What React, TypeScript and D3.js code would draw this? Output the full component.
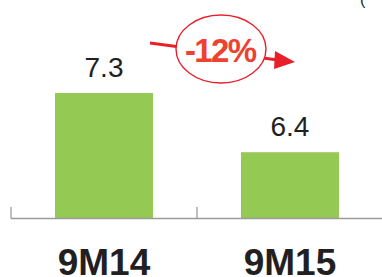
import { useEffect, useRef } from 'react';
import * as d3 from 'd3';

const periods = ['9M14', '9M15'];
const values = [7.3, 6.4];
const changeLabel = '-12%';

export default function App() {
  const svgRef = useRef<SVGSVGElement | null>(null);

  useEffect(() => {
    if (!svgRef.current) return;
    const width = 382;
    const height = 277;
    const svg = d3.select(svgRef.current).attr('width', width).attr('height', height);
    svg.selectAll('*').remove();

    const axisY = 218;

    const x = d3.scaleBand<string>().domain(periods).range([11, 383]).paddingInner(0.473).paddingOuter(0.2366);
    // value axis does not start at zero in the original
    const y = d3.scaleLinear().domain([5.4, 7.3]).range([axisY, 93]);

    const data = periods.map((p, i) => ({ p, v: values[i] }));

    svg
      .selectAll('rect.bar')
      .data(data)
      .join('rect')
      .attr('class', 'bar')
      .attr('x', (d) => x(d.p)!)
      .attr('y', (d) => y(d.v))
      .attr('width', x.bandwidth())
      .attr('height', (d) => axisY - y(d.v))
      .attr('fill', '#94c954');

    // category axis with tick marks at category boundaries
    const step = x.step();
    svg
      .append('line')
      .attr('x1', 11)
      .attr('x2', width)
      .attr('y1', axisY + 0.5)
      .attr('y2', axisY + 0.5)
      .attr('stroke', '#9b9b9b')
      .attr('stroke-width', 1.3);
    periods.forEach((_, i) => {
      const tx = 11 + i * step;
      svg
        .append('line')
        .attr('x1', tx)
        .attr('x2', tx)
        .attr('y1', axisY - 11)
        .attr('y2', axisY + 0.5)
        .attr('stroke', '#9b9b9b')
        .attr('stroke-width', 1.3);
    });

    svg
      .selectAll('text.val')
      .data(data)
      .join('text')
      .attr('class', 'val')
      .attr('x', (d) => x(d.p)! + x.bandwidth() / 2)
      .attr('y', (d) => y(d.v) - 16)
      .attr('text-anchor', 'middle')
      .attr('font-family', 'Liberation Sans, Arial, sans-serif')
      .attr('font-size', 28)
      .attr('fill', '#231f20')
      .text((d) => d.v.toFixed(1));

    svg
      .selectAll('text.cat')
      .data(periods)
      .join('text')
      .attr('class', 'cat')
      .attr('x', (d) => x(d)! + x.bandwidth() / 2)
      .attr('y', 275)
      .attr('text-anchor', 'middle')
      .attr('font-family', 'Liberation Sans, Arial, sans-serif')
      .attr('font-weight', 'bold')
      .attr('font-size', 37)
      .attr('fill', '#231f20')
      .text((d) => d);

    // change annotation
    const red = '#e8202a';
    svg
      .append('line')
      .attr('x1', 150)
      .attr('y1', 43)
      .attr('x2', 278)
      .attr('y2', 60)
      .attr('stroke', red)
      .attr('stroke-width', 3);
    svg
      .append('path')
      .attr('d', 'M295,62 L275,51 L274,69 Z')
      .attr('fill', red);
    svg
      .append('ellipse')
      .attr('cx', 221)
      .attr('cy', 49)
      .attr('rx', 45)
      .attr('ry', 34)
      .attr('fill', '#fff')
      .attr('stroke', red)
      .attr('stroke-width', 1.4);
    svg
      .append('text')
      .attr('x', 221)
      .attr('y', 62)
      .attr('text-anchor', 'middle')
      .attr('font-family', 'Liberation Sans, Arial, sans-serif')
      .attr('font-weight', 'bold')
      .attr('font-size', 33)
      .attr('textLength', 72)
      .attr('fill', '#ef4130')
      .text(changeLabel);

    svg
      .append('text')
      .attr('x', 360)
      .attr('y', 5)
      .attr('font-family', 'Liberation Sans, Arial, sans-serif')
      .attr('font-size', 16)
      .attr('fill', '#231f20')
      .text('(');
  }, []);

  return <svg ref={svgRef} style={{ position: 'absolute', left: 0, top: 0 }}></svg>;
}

--

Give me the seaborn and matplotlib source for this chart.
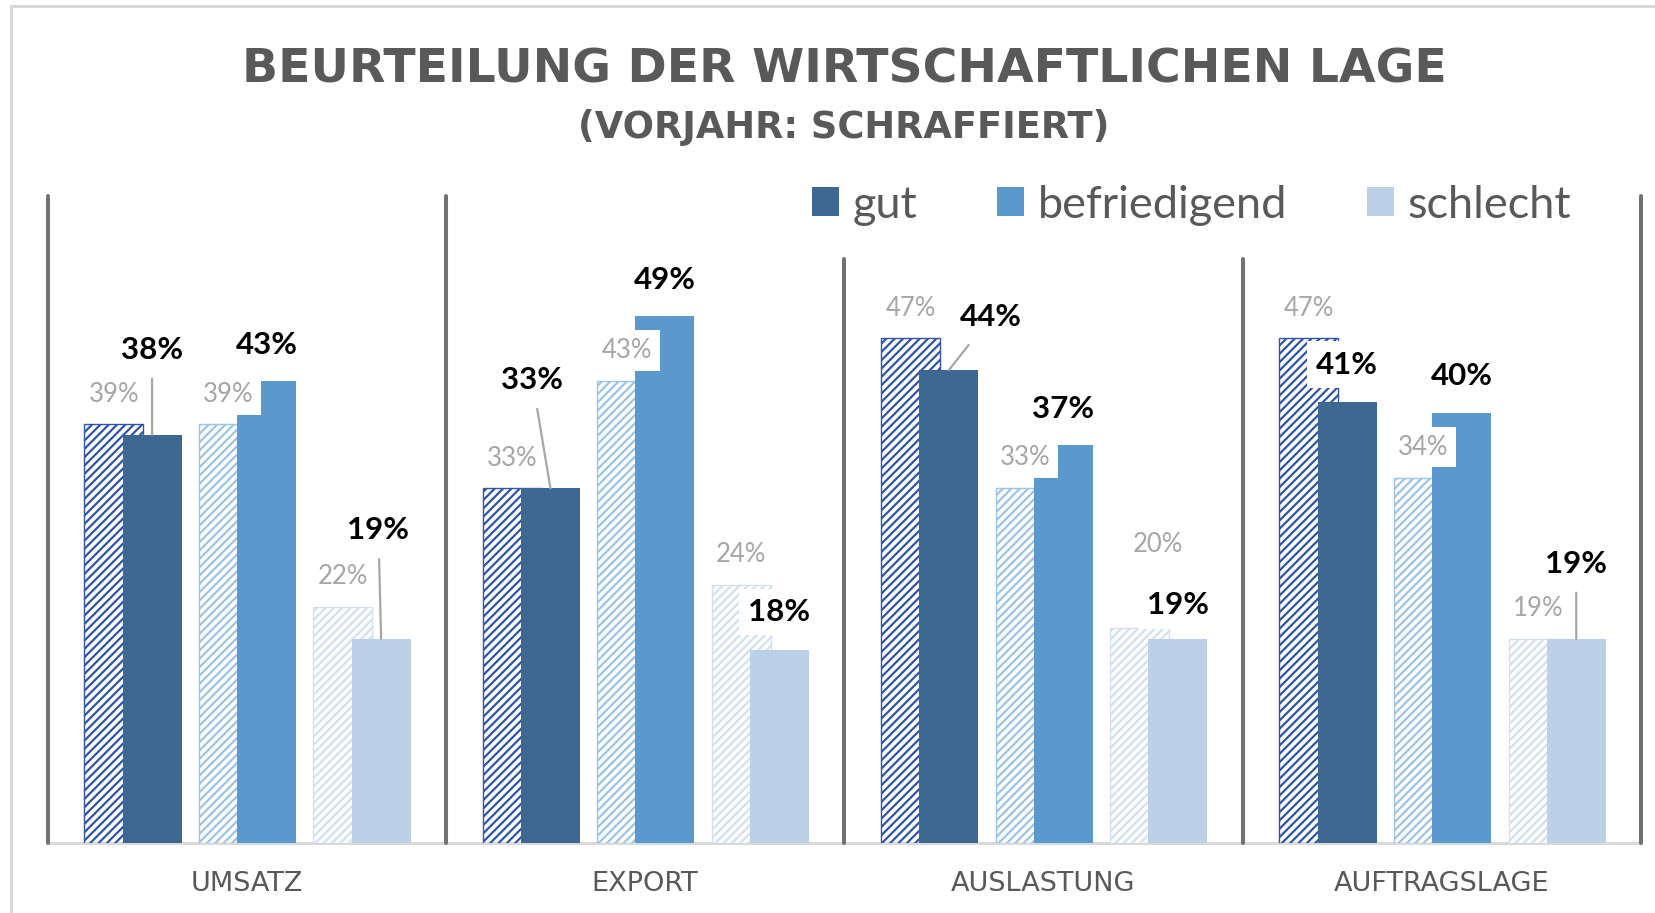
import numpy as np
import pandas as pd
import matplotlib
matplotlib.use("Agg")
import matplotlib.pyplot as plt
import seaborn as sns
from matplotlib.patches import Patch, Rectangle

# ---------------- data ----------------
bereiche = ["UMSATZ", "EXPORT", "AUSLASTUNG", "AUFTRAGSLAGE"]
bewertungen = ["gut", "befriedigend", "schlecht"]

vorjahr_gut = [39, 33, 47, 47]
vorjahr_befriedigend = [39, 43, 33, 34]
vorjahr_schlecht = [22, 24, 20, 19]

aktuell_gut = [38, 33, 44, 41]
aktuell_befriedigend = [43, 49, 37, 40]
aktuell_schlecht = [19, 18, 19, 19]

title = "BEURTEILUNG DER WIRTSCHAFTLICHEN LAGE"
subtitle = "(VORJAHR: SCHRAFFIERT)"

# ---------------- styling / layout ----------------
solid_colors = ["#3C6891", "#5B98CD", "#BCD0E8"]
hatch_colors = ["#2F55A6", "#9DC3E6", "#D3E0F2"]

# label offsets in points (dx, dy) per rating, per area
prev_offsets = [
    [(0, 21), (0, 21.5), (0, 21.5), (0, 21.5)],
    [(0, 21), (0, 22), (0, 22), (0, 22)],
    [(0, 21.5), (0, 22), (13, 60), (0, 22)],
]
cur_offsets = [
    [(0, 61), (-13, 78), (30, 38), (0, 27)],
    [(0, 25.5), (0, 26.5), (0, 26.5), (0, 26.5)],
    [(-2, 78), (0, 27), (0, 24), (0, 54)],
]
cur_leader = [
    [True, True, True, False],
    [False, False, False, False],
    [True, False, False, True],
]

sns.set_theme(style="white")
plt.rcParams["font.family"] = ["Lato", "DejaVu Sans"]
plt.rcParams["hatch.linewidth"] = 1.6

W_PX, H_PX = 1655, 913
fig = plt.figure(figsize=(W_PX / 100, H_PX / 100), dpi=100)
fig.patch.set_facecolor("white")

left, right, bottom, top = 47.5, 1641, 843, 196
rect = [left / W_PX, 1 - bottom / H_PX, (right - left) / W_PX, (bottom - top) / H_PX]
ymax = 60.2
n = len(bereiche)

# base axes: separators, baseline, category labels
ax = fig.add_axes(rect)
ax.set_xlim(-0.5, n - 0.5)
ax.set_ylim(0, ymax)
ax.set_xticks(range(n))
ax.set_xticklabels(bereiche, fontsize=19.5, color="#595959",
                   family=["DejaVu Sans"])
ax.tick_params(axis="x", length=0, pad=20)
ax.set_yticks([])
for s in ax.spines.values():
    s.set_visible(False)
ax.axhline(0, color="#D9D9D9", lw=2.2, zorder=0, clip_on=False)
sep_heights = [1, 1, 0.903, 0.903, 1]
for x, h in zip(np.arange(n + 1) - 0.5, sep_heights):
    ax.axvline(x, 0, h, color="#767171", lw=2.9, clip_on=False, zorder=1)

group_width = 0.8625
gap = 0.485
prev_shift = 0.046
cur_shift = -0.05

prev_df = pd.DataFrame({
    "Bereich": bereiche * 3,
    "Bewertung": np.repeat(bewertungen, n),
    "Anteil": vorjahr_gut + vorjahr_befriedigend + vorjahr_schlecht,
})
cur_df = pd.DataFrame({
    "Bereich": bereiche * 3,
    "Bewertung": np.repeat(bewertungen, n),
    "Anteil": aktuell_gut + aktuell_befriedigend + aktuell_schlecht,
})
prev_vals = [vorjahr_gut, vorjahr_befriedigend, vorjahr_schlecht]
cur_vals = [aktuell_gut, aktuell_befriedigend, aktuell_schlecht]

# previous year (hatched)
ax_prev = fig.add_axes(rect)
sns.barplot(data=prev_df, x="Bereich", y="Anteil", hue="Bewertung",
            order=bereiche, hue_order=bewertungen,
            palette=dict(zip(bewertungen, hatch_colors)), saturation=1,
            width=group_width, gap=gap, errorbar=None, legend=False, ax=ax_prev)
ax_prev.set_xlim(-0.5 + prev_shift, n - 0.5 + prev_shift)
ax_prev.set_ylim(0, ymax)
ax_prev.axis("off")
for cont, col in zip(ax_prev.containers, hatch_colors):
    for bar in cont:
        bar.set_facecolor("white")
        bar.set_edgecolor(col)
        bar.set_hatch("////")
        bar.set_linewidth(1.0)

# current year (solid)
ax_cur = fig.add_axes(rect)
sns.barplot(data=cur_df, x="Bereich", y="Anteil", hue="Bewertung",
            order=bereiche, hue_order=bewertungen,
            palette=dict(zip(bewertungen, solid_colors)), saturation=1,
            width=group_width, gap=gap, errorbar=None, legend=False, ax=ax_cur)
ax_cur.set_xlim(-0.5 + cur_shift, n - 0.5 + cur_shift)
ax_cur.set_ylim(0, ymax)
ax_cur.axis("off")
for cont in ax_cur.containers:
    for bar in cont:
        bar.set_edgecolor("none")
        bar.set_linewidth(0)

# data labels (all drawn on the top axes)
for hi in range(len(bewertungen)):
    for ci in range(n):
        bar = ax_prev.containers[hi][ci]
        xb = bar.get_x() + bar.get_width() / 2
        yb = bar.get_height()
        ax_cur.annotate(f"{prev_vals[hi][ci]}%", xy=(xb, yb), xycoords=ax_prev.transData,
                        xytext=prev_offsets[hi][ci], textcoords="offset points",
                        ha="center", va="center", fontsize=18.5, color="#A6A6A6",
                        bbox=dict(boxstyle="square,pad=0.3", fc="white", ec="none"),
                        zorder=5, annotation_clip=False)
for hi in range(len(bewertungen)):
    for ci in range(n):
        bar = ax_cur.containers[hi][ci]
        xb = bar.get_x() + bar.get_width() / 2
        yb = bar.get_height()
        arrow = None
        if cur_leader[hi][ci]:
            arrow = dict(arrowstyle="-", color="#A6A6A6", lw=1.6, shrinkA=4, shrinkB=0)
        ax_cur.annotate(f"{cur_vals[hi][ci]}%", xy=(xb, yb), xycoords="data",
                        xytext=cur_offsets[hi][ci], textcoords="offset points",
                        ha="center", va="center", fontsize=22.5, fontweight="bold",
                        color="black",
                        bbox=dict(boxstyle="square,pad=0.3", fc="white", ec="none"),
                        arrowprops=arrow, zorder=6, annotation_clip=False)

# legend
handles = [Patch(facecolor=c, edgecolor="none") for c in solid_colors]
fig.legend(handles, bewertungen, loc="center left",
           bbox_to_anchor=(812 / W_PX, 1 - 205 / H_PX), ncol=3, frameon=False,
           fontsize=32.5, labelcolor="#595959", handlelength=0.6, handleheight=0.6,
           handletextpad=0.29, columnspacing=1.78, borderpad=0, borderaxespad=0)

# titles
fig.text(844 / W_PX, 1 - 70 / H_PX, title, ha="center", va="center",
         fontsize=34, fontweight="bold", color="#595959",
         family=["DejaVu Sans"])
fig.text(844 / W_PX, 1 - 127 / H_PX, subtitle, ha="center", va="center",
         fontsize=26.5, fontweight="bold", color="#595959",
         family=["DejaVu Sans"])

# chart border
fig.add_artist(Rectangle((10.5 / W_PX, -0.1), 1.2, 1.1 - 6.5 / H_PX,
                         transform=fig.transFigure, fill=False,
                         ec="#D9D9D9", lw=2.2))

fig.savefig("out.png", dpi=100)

==

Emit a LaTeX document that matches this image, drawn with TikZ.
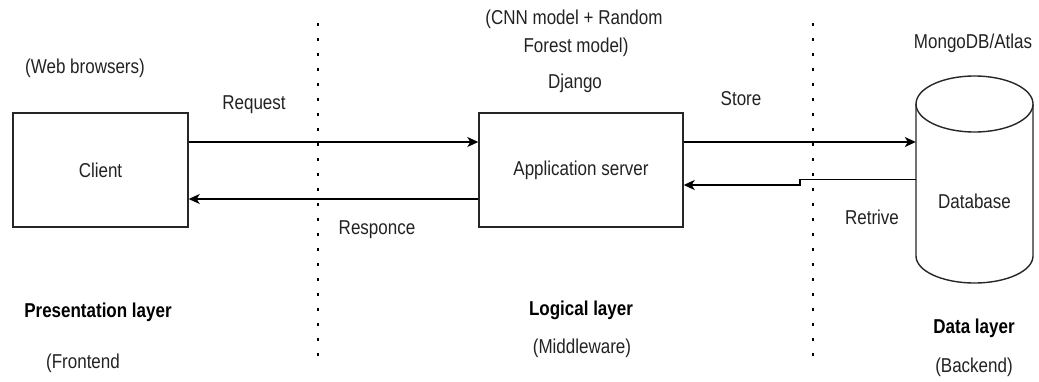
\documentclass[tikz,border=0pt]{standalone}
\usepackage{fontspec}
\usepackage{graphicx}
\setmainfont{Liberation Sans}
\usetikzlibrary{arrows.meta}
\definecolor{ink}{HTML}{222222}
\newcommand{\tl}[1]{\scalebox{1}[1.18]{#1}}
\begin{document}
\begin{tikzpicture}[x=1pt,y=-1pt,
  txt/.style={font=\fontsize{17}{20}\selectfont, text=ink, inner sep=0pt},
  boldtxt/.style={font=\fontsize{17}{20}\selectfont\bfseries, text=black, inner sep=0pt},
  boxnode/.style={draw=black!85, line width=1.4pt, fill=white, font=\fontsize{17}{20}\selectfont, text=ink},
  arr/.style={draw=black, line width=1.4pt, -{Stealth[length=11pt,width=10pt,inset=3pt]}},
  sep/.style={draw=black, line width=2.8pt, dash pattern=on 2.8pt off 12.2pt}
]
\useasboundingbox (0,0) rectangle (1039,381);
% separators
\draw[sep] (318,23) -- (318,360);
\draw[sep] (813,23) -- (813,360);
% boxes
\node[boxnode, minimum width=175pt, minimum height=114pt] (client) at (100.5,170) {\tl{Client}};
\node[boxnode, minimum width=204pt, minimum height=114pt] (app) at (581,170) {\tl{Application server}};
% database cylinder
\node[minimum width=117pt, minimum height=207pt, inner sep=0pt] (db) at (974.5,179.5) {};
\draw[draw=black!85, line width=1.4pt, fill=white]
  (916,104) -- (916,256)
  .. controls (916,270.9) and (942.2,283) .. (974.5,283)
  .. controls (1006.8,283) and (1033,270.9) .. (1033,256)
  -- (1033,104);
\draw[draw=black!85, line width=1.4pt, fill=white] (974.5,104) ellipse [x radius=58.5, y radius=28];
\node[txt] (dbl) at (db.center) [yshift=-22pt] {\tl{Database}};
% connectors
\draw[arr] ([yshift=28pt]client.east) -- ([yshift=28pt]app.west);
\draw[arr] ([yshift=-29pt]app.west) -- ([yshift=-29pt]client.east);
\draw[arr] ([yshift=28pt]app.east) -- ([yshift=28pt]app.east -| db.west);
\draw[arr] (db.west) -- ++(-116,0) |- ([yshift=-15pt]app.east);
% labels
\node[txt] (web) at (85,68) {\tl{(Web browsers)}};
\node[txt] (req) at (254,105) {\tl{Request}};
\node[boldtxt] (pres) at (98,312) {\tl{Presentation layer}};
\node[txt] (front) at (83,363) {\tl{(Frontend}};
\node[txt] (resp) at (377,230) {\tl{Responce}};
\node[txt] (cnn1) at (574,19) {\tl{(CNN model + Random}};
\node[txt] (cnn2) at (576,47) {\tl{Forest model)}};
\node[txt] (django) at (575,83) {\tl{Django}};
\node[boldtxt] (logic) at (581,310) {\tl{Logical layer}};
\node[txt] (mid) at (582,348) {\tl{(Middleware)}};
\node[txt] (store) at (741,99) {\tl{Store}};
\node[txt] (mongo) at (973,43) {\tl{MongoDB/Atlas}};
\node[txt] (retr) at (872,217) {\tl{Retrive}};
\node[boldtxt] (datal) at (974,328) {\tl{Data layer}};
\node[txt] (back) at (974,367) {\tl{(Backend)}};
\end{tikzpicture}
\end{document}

• _Exercise brief_
Repeat exactly the stretch of lines that opens with the line containing "Give me the" and closes with the line containing "n = len(bereiche)". Leave the pictures out, and add nothing.

• _Solved exercise_
Give me the seaborn and matplotlib source for this chart.
import numpy as np
import pandas as pd
import matplotlib
matplotlib.use("Agg")
import matplotlib.pyplot as plt
import seaborn as sns
from matplotlib.patches import Patch, Rectangle

# ---------------- data ----------------
bereiche = ["UMSATZ", "EXPORT", "AUSLASTUNG", "AUFTRAGSLAGE"]
bewertungen = ["gut", "befriedigend", "schlecht"]

vorjahr_gut = [39, 33, 47, 47]
vorjahr_befriedigend = [39, 43, 33, 34]
vorjahr_schlecht = [22, 24, 20, 19]

aktuell_gut = [38, 33, 44, 41]
aktuell_befriedigend = [43, 49, 37, 40]
aktuell_schlecht = [19, 18, 19, 19]

title = "BEURTEILUNG DER WIRTSCHAFTLICHEN LAGE"
subtitle = "(VORJAHR: SCHRAFFIERT)"

# ---------------- styling / layout ----------------
solid_colors = ["#3C6891", "#5B98CD", "#BCD0E8"]
hatch_colors = ["#2F55A6", "#9DC3E6", "#D3E0F2"]

# label offsets in points (dx, dy) per rating, per area
prev_offsets = [
    [(0, 21), (0, 21.5), (0, 21.5), (0, 21.5)],
    [(0, 21), (0, 22), (0, 22), (0, 22)],
    [(0, 21.5), (0, 22), (13, 60), (0, 22)],
]
cur_offsets = [
    [(0, 61), (-13, 78), (30, 38), (0, 27)],
    [(0, 25.5), (0, 26.5), (0, 26.5), (0, 26.5)],
    [(-2, 78), (0, 27), (0, 24), (0, 54)],
]
cur_leader = [
    [True, True, True, False],
    [False, False, False, False],
    [True, False, False, True],
]

sns.set_theme(style="white")
plt.rcParams["font.family"] = ["Lato", "DejaVu Sans"]
plt.rcParams["hatch.linewidth"] = 1.6

W_PX, H_PX = 1655, 913
fig = plt.figure(figsize=(W_PX / 100, H_PX / 100), dpi=100)
fig.patch.set_facecolor("white")

left, right, bottom, top = 47.5, 1641, 843, 196
rect = [left / W_PX, 1 - bottom / H_PX, (right - left) / W_PX, (bottom - top) / H_PX]
ymax = 60.2
n = len(bereiche)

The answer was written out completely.